Cloud computing is a major initiative of federal CIO Vivek Kundra, and its importance was even outlined in an addendum to the president’s 2010 budget last month. Kundra introduced Google Apps to city employees in his former role as CTO of Washington, D.C., and has said that he believes cloud computing could be one way to cut the federal IT budget.

So Cloud Computing, despite all we hear about the Government’s demands for such services as a critical national initiative is “…still kind of in the analysis stage” and isn’t at the “…right time to have any formalized roles and responsibilities”?

Wow.

While Stingley is no longer the formal federal cloud CTO, he has by no means turned his attention away from cloud computing.
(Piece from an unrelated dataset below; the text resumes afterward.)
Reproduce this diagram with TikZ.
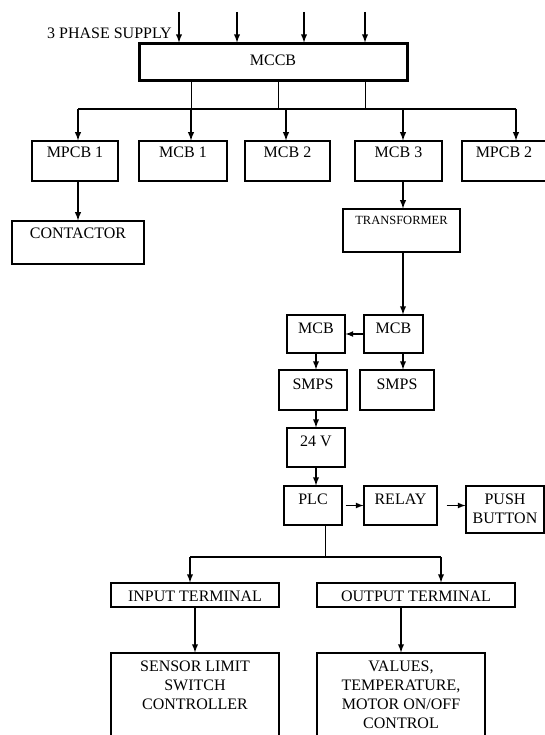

As of last Thursday, he was still scheduled to give a presentation titled “Development Of A Federal Cloud Computing Infrastructure” at the Geospatial Service-Oriented Architecture Best Practices Workshop on Tuesday morning, though as CTO of the BLM, not as a representative of the GSA.

The GSA isn’t by any means taking its foot off the accelerator with cloud computing. However, Coleman wants to make sure it’s done in the right way. “As we formalize the cloud computing initiative, we will have a program office, we will have a governance model,” she said.

Despite the elimination — for now — of the federal cloud CTO role, Coleman said that it’s “fair to say” that the GSA will be taking a central role in pushing the Obama administration’s cloud computing initiative, noting that the GSA should be a “center of gravity” for federal government IT.

Perhaps this was simply lost in GovSpeak translation, but something does not compute here.  I’m very much for correcting missteps early, but what an absolutely confusing message to send: Cloud is uber-important, we’re moving full-steam ahead, but nobody — or at least not the GSA — is steering the ship?

What could go wrong?

Whether it was decided that the GSA was not the appropriate office to lead/govern the Federal Cloud efforts, they are amongst the most innovative:

The GSA is experimenting with cloud computing for its own internal use. For example, federal information Web site USA.gov is hosted via Terremark’s Enterprise Cloud infrastructure as a service product, which charges by capacity used. When it was time for renegotiation of its old hosting contract, the GSA opened the contract to bidders and ended up saving between 80% and 90% with Terremark on a multiyear contract worth up to $135 million.

It’s also possible that under the Obama administration, the GSA might begin playing more of a shared-services role in IT, as it does in building management. However, Coleman is coy about whether that’s likely to happen, saying only that it would depend on the goals of the administration and the incoming GSA administrator. Stingley is reported to have been thinking about how the GSA might build out a federal cloud that agencies could easily tap into.

There’s a back-story here…

Hoff

* Aha!  I figured it out. See the problem is that you can’t appoint the CTO from something called the Bureau of LAND Management and expect them to be able to manage CLOUDS!  Silly me!

  1. June 9th, 2009 at 12:36 | #1

    Sounds to me like it's translated into normal-person speak as "we're waiting for our leadership to give us rules of engagement for cloud offerings". Right now, the administration is playing 2-faced cloud games with the agencies: we're not going to give you any official guidance for the time being and you're free to go do some projects with cloud services. Good way to have the carpet pulled out from under you later when you least expect it, so the CIOs are staying away right now, with some exceptions.

    The new motto should be "Nobody ever got fired for not going to a cloud solution."

  2. Real Story
    April 23rd, 2011 at 10:40 | #2

    Congrats! You are the ONLY one writing about a "back-story". Has anyone ever worked with this ego-maniac, Patrick Stingley? The real story is it has less to do with the importance of cloud in the government and more to do with the individual they selected. They should have done more research into this guy's personality and realized that he really thought he was a Czar!

    Dig deeper guys, you will see it is about the individual and not the role.